On page 5 & 6, it looks like something got funky with the cached 8k
random writes.  Since it's cached, the two should be the same, just
like all the other cached tests (is this "cached" v. "uncached" thing a
ZFS or Slowaris thing?  I've not seen this before).

Page 7, well, what can I say, I'm dying to know what it looks like when
NFS/TCP/IP is in the mix.  I think you'll see these boxes change shape
in interesting ways that definitely do matter.

I think page 10 is the most interesting.  It backs up what I've been
suggesting all along: the best performer is the single quad-core
opteron with 4GB of memory ~:^)  Although, in the paraphrased words of
the immortal bard Sir Mix-A-Lot, I like Butser.  It might be even
faster if it had opterons.

I'd like to get more detail on the methodology used for pages 12 and
13.  Without it I'm not able to digest what the numbers might mean.
Like 0.07 MB/s throughput?  2.29 MB/s.  Really?

> I welcome any comments towards formatting data to make the
> information pop, but I'll tolerate criticisms to that end. :)

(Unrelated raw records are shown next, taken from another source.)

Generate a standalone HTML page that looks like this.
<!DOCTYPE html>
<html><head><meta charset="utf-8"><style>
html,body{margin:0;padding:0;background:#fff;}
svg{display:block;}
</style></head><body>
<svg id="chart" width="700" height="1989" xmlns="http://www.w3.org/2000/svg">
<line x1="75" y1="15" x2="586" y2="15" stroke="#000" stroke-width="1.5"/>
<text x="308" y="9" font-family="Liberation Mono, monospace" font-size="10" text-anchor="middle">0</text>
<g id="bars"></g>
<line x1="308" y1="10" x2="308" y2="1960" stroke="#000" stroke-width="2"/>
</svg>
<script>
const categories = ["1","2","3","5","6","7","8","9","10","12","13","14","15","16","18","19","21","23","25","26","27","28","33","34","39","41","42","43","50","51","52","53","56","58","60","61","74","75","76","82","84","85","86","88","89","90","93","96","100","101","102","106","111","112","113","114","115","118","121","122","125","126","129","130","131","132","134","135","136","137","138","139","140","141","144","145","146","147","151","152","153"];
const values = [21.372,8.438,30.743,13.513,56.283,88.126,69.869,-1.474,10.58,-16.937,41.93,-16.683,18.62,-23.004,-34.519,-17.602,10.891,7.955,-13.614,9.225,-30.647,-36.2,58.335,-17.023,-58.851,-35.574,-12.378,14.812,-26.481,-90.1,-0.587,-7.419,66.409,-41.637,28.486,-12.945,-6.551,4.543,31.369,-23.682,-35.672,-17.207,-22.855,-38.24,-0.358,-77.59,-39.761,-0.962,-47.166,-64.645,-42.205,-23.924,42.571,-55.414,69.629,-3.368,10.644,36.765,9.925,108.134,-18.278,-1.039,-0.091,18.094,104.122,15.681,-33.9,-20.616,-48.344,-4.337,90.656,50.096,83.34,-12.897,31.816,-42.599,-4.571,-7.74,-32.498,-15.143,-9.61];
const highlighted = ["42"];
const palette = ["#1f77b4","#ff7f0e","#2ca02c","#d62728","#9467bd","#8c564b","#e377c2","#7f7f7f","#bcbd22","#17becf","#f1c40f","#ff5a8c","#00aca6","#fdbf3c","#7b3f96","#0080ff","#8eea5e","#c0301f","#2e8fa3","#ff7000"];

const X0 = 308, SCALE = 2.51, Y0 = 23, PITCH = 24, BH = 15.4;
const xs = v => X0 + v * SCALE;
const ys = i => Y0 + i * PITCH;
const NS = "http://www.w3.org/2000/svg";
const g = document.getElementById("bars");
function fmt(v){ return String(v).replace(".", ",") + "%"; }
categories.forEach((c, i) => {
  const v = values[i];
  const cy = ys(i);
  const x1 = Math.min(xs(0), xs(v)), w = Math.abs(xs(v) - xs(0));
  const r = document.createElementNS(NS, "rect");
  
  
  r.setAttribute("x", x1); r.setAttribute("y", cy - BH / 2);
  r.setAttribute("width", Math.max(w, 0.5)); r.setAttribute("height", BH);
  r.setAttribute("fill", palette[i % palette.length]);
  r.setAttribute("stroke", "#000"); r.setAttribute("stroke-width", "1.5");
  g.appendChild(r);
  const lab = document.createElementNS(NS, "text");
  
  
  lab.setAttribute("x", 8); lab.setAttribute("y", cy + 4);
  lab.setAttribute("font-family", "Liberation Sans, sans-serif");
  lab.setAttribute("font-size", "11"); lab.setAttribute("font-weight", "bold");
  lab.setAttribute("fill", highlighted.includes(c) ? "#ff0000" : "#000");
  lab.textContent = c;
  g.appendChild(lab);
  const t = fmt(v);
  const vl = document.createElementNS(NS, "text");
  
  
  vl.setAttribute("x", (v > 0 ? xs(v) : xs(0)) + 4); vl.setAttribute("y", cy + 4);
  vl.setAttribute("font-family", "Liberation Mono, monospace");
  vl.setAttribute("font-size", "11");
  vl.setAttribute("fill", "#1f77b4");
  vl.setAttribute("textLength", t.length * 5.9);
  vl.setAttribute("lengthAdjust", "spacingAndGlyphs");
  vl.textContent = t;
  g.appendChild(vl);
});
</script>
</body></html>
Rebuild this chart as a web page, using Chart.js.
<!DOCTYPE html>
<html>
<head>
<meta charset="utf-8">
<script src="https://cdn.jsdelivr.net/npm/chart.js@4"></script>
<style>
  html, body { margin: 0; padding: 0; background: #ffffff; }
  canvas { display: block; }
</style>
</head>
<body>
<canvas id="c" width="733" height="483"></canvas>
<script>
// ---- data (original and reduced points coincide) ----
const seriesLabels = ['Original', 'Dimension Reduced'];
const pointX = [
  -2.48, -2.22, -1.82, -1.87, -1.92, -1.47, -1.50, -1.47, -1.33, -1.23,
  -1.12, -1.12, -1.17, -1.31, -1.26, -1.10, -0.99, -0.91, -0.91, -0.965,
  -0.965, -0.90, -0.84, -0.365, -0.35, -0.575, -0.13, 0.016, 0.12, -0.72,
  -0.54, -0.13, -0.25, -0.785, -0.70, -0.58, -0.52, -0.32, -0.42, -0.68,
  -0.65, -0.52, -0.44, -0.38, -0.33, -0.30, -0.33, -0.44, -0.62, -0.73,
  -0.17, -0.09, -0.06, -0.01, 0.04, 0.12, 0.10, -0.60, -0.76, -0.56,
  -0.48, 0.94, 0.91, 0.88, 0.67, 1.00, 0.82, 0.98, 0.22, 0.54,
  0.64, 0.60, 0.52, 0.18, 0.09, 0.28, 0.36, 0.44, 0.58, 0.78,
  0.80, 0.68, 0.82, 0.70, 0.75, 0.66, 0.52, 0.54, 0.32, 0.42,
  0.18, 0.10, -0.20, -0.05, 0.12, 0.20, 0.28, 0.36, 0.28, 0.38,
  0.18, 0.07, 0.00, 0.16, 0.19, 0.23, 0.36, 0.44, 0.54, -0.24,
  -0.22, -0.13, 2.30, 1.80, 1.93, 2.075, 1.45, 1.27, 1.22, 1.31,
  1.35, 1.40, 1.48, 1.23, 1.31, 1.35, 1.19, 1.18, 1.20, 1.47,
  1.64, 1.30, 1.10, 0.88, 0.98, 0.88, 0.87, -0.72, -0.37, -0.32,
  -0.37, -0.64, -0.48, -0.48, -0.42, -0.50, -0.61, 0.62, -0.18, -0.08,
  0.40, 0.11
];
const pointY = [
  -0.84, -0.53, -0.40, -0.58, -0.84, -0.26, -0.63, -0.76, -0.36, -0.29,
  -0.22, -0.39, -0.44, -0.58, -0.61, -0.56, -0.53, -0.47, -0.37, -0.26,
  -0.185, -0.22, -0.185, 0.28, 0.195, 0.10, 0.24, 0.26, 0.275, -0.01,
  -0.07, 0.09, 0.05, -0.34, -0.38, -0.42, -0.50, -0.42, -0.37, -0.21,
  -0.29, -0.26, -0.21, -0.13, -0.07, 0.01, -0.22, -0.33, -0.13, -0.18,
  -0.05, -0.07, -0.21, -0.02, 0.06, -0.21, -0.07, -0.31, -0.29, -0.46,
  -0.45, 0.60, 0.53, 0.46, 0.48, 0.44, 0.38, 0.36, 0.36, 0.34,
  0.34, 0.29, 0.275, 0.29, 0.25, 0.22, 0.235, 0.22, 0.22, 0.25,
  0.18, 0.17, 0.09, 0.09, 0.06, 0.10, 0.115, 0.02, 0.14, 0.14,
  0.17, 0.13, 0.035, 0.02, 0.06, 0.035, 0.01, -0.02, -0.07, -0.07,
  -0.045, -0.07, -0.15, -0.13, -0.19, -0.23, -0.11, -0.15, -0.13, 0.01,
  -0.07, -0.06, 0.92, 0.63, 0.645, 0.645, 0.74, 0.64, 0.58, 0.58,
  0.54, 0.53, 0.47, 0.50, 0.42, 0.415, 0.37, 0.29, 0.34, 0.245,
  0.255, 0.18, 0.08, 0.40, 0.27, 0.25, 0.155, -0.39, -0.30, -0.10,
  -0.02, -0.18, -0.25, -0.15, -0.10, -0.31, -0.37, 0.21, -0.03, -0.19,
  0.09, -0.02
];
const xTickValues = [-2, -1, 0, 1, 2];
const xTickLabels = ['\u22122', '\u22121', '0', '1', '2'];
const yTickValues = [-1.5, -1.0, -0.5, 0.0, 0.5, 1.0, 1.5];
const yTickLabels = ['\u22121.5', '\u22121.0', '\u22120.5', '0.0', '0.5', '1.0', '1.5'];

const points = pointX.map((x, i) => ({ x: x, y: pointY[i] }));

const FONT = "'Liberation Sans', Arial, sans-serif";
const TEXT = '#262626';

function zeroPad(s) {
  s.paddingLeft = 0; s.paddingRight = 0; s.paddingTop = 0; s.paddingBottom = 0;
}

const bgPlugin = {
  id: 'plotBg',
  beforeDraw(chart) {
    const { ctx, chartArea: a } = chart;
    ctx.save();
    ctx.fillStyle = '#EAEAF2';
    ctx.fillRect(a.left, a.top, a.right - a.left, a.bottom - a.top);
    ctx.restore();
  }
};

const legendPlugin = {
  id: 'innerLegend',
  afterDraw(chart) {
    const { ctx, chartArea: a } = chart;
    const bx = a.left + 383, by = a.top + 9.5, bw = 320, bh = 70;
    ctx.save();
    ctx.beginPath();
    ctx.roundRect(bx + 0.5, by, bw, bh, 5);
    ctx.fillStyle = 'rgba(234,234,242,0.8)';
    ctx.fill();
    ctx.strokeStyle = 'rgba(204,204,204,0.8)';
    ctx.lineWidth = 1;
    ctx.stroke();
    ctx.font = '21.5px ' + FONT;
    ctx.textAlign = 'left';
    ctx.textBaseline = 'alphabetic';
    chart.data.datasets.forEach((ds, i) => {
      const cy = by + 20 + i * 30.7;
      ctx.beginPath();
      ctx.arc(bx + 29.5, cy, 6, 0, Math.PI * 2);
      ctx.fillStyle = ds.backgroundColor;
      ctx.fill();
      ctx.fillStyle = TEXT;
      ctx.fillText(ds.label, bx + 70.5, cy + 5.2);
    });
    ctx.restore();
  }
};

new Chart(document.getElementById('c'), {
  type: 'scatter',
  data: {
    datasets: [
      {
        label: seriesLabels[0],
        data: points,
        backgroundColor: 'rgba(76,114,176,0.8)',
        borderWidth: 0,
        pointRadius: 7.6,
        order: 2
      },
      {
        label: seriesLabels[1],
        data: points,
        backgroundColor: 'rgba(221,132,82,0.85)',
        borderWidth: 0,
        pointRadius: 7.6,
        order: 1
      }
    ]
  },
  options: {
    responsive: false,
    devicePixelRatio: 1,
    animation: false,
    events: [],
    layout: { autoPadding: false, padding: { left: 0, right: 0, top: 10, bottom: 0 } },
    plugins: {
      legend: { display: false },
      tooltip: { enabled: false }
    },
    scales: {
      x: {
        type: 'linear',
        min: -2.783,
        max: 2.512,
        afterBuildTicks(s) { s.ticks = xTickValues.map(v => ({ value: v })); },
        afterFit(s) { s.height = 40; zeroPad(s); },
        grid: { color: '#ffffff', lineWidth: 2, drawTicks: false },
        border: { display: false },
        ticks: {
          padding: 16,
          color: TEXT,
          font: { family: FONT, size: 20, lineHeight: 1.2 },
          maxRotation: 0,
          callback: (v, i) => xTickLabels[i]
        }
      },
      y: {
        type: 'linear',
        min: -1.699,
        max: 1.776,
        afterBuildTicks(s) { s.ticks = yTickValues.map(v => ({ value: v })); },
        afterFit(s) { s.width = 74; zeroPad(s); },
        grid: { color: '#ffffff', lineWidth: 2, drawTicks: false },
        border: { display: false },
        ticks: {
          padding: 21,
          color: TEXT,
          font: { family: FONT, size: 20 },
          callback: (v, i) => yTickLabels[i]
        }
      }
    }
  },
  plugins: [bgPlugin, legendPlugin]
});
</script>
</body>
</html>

A lot of hard work obviously went into all this.  Thanks for that.
Now, can we get you to do a bunch more?  ~:^)  But seriously, as a
general question to the core team folks: is there a plan to do more
stringent, client based performance benching with Leopard?  I would
assume that we would need to do this in a bigger lab setup like in the
Campbell Elab.  The Spec setup doesn't make sense, but access to more
clients, switches and whatnot.

Really good job collecting and collating all this data.